Although he was fourth at the US Championships later that June, he was given a team spot for the World Championships after Olympic champion Shawn Crawford was forced to withdraw from the squad with an injury. Prepping for Helsinki, Spearmon improved his personal best to 19.89 in London - the year’s fastest performance - and in the Finnish capital he showed that his promotion was a well-earned one, taking the silver medal within the US 1-4 sweep. A few weeks later he capped his long season with a third place finish at the World Athletics Final.

Despite the high expectations he and others may have set, Spearmon’s 2006 campaign was hardly uneventful, despite being overshadowed by Gay’s banner season.

Indoors, his highlights included a 31.88 World Indoor best for 300 metres at home in Fayetteville and a leg on the winning 4x400m relay quartet at the World Indoor Championships in Moscow.

After opening his outdoor season with a perfect three-for-three showing in the major US meetings in Carson, Eugene and New York, Spearmon claimed the US title in 19.90, his first sub-20 clocking of the season, and just a tick shy of his 19.89 personal best from London in 2005. He equalled that performance in Lausanne a few weeks later, though trailing Xavier Carter’s stunning 19.63, to finish fourth.

He won again in Stockholm, finished third in London behind Gay and Carter, and was third at the Van Damme Memorial in Brussels. A week after his personal best in Stuttgart, he reclaimed some of the spotlight with a victory at the World Cup in Athens where he again lowered his best, this time to 19.87.

“Both of those races were hard,” he said of his Stuttgart and Athens outings. “I had to work to run that fast. It seemed that I was running too hard. But my coach told me that after building that consistency that I was ready to drop my time.”

That he did significantly in Daegu.

“I was trying to act as though I wasn’t excited,” he said, smiling. “But I was. Before the race, Tyson [Gay] was trying to get me motivated. He said I was ready to run 19.6.”

He considers Gay, his former team-mate at Arkansas, a good friend, and believes that their training and competitive relationship is something that they both feed off of.

“We’re both very competitive. We’re friends off the track and arch rivals on the track. And it’s good to train together, to see where he’s at, and he can see where I’m at.” And, he adds, the atmosphere is motivating for both. “If I see him doing something a little bit extra, I’ll do the same. And he’s the same way.”

Of less note to others - but not to him - were his improvements this year at his secondary distances. His first series of serious outings in the 400m resulted in a 45.22 best, and in the 100m, his pre-season best of 10.35 was shattered on two occasions: first in the US-Russia match in Moscow to 10.18, then again to 10.11 at the Golden Grand Prix in Shanghai. The latter he said, was his personal highlight for the season. He confirmed though that he has no intentions of moving up or down in distance as a specialty.

“I want to be a 200 runner that can also run the 100 and 400.”

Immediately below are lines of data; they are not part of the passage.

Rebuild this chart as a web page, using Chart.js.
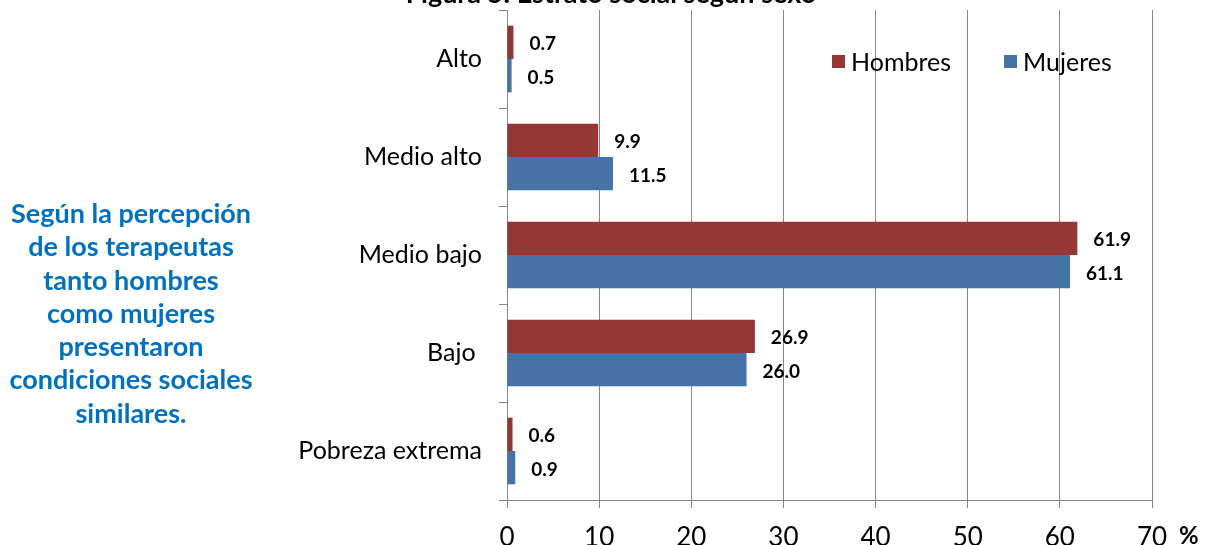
<!DOCTYPE html>
<html>
<head>
<meta charset="utf-8">
<script src="https://cdn.jsdelivr.net/npm/chart.js@4"></script>
<style>
  html, body { margin:0; padding:0; background:#fff; }
  #wrap { position:relative; width:1206px; height:545px; overflow:hidden; }
  canvas { position:absolute; left:0; top:0; }
  .title { position:absolute; left:0; width:1222px; top:-21px; text-align:center; font:bold 27px Lato, sans-serif; line-height:27px; color:#000; white-space:nowrap; }
  .note { position:absolute; left:0; width:262px; top:196px; text-align:center; font:bold 27px Lato, sans-serif; line-height:33.3px; color:#0070C0; white-space:nowrap; }
  .pct { position:absolute; left:1179px; top:521px; font:bold 24px Lato, sans-serif; line-height:28px; color:#000; }
  .leg { position:absolute; top:47px; font:25px Lato, sans-serif; line-height:28px; color:#000; white-space:nowrap; }
  .sw { position:absolute; width:13px; height:13px; top:55px; }
</style>
</head>
<body>
<div id="wrap">
  <canvas id="c" width="1206" height="545"></canvas>
  <div class="title">Figura 5: Estrato social según sexo</div>
  <div class="note">Según la percepción<br>de los terapeutas<br>tanto hombres<br>como mujeres<br>presentaron<br>condiciones sociales<br>similares.</div>
  <div class="sw" style="left:832px;background:#953735"></div>
  <div class="leg" style="left:851px">Hombres</div>
  <div class="sw" style="left:1004px;background:#4572A7"></div>
  <div class="leg" style="left:1023px">Mujeres</div>
  <div class="pct">%</div>
</div>
<script>
const categories = ['Alto', 'Medio alto', 'Medio bajo', 'Bajo ', 'Pobreza extrema'];
const seriesNames = ['Hombres', 'Mujeres'];
const hombres = [0.7, 9.9, 61.9, 26.9, 0.6];
const mujeres = [0.5, 11.5, 61.1, 26.0, 0.9];
const xMin = 0, xMax = 70, xStep = 10;

const GRID = '#868686';

const valueLabels = {
  id: 'valueLabels',
  afterDatasetsDraw(chart) {
    const ctx = chart.ctx;
    ctx.save();
    ctx.font = 'bold 19px Lato, sans-serif';
    ctx.fillStyle = '#000';
    ctx.textAlign = 'left';
    ctx.textBaseline = 'middle';
    chart.data.datasets.forEach((ds, i) => {
      chart.getDatasetMeta(i).data.forEach((bar, j) => {
        ctx.fillText(ds.data[j].toFixed(1), bar.x + 16, bar.y + 2);
      });
    });
    ctx.restore();
  }
};

new Chart(document.getElementById('c'), {
  type: 'bar',
  data: {
    labels: categories,
    datasets: [
      { label: seriesNames[0], data: hombres, backgroundColor: '#953735', categoryPercentage: 0.68, barPercentage: 1.0 },
      { label: seriesNames[1], data: mujeres, backgroundColor: '#4572A7', categoryPercentage: 0.68, barPercentage: 1.0 }
    ]
  },
  options: {
    indexAxis: 'y',
    responsive: false,
    animation: false,
    devicePixelRatio: 1,
    layout: { padding: { top: 10, right: 54, left: 0, bottom: 0 } },
    plugins: { legend: { display: false }, tooltip: { enabled: false } },
    scales: {
      x: {
        type: 'linear', min: xMin, max: xMax,
        ticks: { stepSize: xStep, color: '#000', font: { family: 'Lato', size: 26 }, padding: 14 },
        grid: { color: GRID, lineWidth: 1, tickLength: 8, drawTicks: true },
        border: { color: GRID, width: 1 },
        afterFit(s) { s.height = 45; }
      },
      y: {
        type: 'category',
        ticks: { color: '#000', font: { family: 'Lato', size: 25 }, padding: 17 },
        grid: { offset: true, drawOnChartArea: false, tickLength: 8, color: GRID, lineWidth: 1 },
        border: { color: GRID, width: 1 },
        afterFit(s) { s.width = 507; s.paddingTop = 0; s.paddingBottom = 0; }
      }
    }
  },
  plugins: [valueLabels]
});
</script>
</body>
</html>
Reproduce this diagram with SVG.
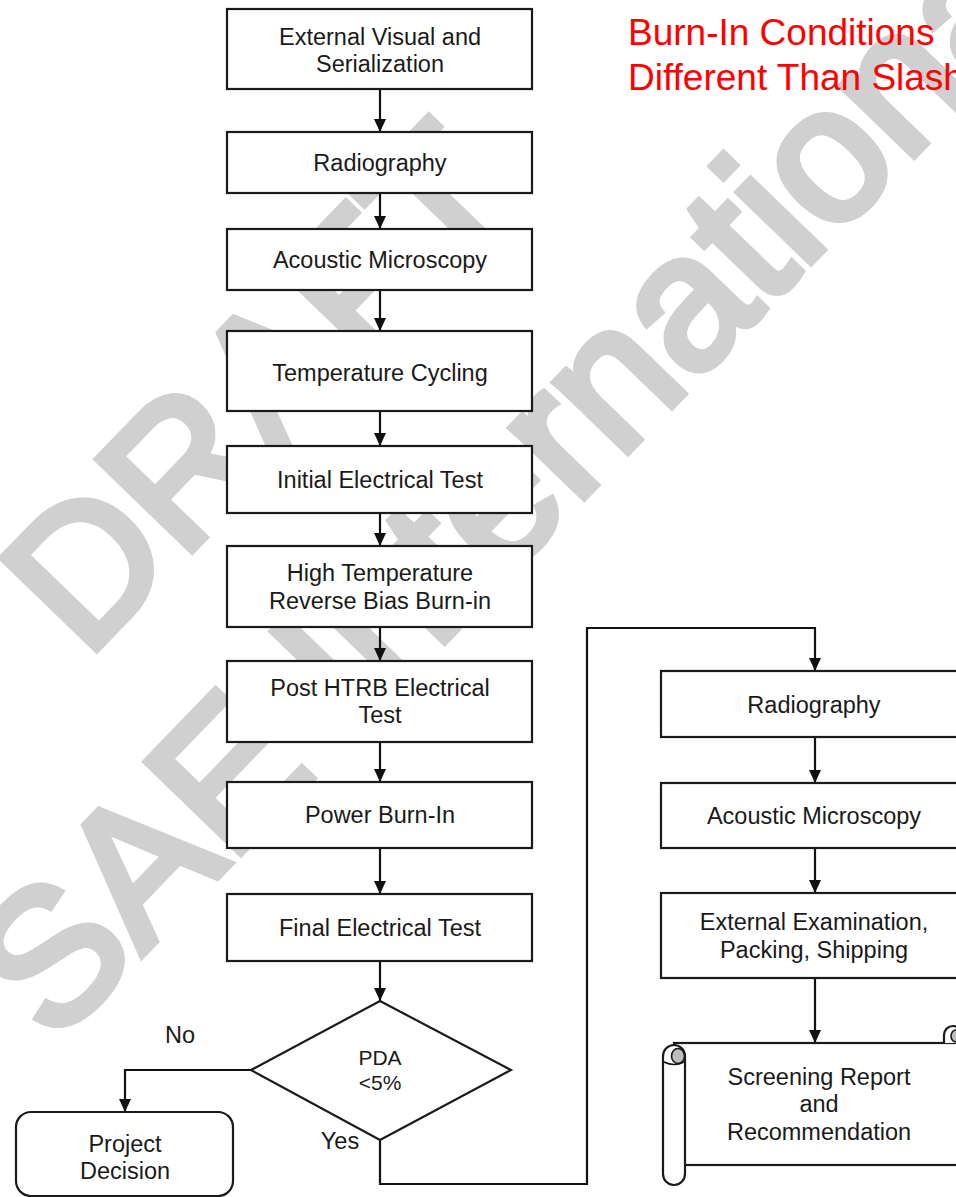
<svg xmlns="http://www.w3.org/2000/svg" width="956" height="1197" viewBox="0 0 956 1197">
  <defs>
    <marker id="arrow" viewBox="0 0 13 12" refX="13" refY="6" markerWidth="13" markerHeight="12" markerUnits="userSpaceOnUse" orient="auto">
      <path d="M0,0 L13,6 L0,12 z" fill="#111"/>
    </marker>
    <style>
      .box{fill:#fff;stroke:#1a1a1a;stroke-width:2.2}
      .lbl{font-family:"Liberation Sans",Arial,sans-serif;font-size:23.5px;fill:#1a1a1a;text-anchor:middle}
      .small{font-size:21px}
      .conn{fill:none;stroke:#111;stroke-width:2.2}
      .note{font-family:"Liberation Sans",Arial,sans-serif;font-size:37px;fill:#ff0000}
      .wm{font-family:"Liberation Sans",Arial,sans-serif;font-size:190px;fill:#d0d0d0;stroke:#d0d0d0;stroke-width:8}
      .curl{fill:#bdbdbd;stroke:#1a1a1a;stroke-width:1.6}
    </style>
  </defs>

  <rect width="956" height="1197" fill="#fff"/>

  <!-- background stamp -->
  <g id="watermark">
    <text class="wm" transform="translate(86,660) rotate(-46)">DRAFT</text>
    <text class="wm" transform="translate(54,1046) rotate(-46)">SAE International</text>
  </g>

  <!-- red remark -->
  <g id="remark">
    <text class="note" x="628" y="45">Burn-In Conditions</text>
    <text class="note" x="628" y="90">Different Than Slash</text>
  </g>

  <!-- connectors -->
  <g id="connectors">
    <path class="conn" d="M380,89 V132" marker-end="url(#arrow)"/>
    <path class="conn" d="M380,193 V229" marker-end="url(#arrow)"/>
    <path class="conn" d="M380,290 V331" marker-end="url(#arrow)"/>
    <path class="conn" d="M380,411 V446" marker-end="url(#arrow)"/>
    <path class="conn" d="M380,513 V546" marker-end="url(#arrow)"/>
    <path class="conn" d="M380,627 V661" marker-end="url(#arrow)"/>
    <path class="conn" d="M380,742 V782" marker-end="url(#arrow)"/>
    <path class="conn" d="M380,848 V894" marker-end="url(#arrow)"/>
    <path class="conn" d="M380,961 V1001" marker-end="url(#arrow)"/>
    <path class="conn" d="M251,1070 H125 V1112" marker-end="url(#arrow)"/>
    <path class="conn" d="M380,1140 V1184 H587 V628 H815 V671" marker-end="url(#arrow)"/>
    <path class="conn" d="M815,737 V783" marker-end="url(#arrow)"/>
    <path class="conn" d="M815,848 V893" marker-end="url(#arrow)"/>
    <path class="conn" d="M815,978 V1043" marker-end="url(#arrow)"/>
  </g>

  <!-- main column -->
  <g id="external-visual">
    <rect class="box" x="227" y="9" width="305" height="80"/>
    <text class="lbl" x="380" y="45">External Visual and</text>
    <text class="lbl" x="380" y="72">Serialization</text>
  </g>
  <g id="radiography-1">
    <rect class="box" x="227" y="132" width="305" height="61"/>
    <text class="lbl" x="380" y="171">Radiography</text>
  </g>
  <g id="acoustic-1">
    <rect class="box" x="227" y="229" width="305" height="61"/>
    <text class="lbl" x="380" y="268">Acoustic Microscopy</text>
  </g>
  <g id="temp-cycling">
    <rect class="box" x="227" y="331" width="305" height="80"/>
    <text class="lbl" x="380" y="381">Temperature Cycling</text>
  </g>
  <g id="initial-test">
    <rect class="box" x="227" y="446" width="305" height="67"/>
    <text class="lbl" x="380" y="488">Initial Electrical Test</text>
  </g>
  <g id="htrb">
    <rect class="box" x="227" y="546" width="305" height="81"/>
    <text class="lbl" x="380" y="581">High Temperature</text>
    <text class="lbl" x="380" y="609">Reverse Bias Burn-in</text>
  </g>
  <g id="post-htrb">
    <rect class="box" x="227" y="661" width="305" height="81"/>
    <text class="lbl" x="380" y="696">Post HTRB Electrical</text>
    <text class="lbl" x="380" y="723">Test</text>
  </g>
  <g id="power-burn-in">
    <rect class="box" x="227" y="782" width="305" height="66"/>
    <text class="lbl" x="380" y="823">Power Burn-In</text>
  </g>
  <g id="final-test">
    <rect class="box" x="227" y="894" width="305" height="67"/>
    <text class="lbl" x="380" y="936">Final Electrical Test</text>
  </g>
  <g id="pda-decision">
    <polygon class="box" points="380,1001 511,1070 380,1140 251,1070"/>
    <text class="lbl small" x="380" y="1065">PDA</text>
    <text class="lbl small" x="380" y="1090">&lt;5%</text>
  </g>
  <g id="branch-labels">
    <text class="lbl" x="180" y="1043">No</text>
    <text class="lbl" x="340" y="1149">Yes</text>
  </g>
  <g id="project-decision">
    <rect class="box" x="16" y="1112" width="217" height="84" rx="15"/>
    <text class="lbl" x="125" y="1152">Project</text>
    <text class="lbl" x="125" y="1179">Decision</text>
  </g>

  <!-- right column -->
  <g id="radiography-2">
    <rect class="box" x="661" y="671" width="306" height="66"/>
    <text class="lbl" x="814" y="713">Radiography</text>
  </g>
  <g id="acoustic-2">
    <rect class="box" x="661" y="783" width="306" height="65"/>
    <text class="lbl" x="814" y="824">Acoustic Microscopy</text>
  </g>
  <g id="external-exam">
    <rect class="box" x="661" y="893" width="306" height="85"/>
    <text class="lbl" x="814" y="930">External Examination,</text>
    <text class="lbl" x="814" y="958">Packing, Shipping</text>
  </g>
  <g id="screening-report">
    <rect class="box" x="674" y="1043" width="300" height="122"/>
    <path class="box" d="M944,1043 V1035 A9,9 0 0 1 962,1035 V1043"/>
    <ellipse class="curl" cx="956" cy="1036" rx="5" ry="6"/>
    <rect class="box" x="663" y="1045" width="22" height="140" rx="11"/>
    <ellipse class="curl" cx="678" cy="1056" rx="6.5" ry="7.5"/>
    <path class="conn" style="stroke-width:1.6" d="M664,1062 Q674,1067 684,1062"/>
    <text class="lbl" x="819" y="1085">Screening Report</text>
    <text class="lbl" x="819" y="1112">and</text>
    <text class="lbl" x="819" y="1140">Recommendation</text>
  </g>
</svg>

Spearmon appreciates the newly-sparked interest in his event this year, and with Gay and Carter already in 19.6 territory, and a few others on the verge, he equally appreciates the prospects that an assault on Johnson’s legendary 19.32 dash into immortality a decade ago could be in the offing. But it’s also a performance that he holds with the utmost respect.

“19.3. That’s, that’s just…” he says, before his voice trails off. “I watch it on my computer before almost every race. But anything is possible. But that would be the day! But if I ran that fast, Tyson and the others would run that same time.”

He also realizes that his event is currently blessed with unprecedented depth and is thrilled at the prospect of being part of what may be a historic era for the half lap race.

“You have four true competitors who really don’t like to lose,” he said, referring to Gay, Carter, Jamaica’s World junior record holder Usain Bolt, and himself. “And are blessed with great God-given talent. I look at that and wonder what we’ll do next year.”

To underscore his point, Spearmon explains: “This year, Tyson focused on the 100, I had a break in my season, Xavier played football last fall so he didn’t do any base training, and Usain was hurt. If we’re all healthy and have a focused year, we’re going to have some really close fast races. No one wants to lose.”

Besides the proverbial alignment of stars, there are many variables that will have to converge to mount a realistic assault on Johnson’s mark, Spearmon says.

“The weather, the timing, the setting. Tyson, Xavier, and Usain, we’d all have to be in top shape. And maybe a nice tailwind.” In a race like that, Spearmon says, “Maybe one or two of us could break the record. Maybe three or four.”

An obvious goal for Spearmon will be to improve upon his runner-up finish from Helsinki, but he knows that his first major challenge of the season will be to get past the rigourous US selection process.

“One or two college guys always step up,” he says, before he begins to list other potential threats. “Last year it was Jordan Vaden. I wasn’t watching for him and he ran well. Since he’ll have a bye [in the 400], Jeremy [Wariner] will probably run. Then there’s [Olympic champion] Shawn Crawford, and Kelly Willie’s been running well. Anybody can really step up. You never know.”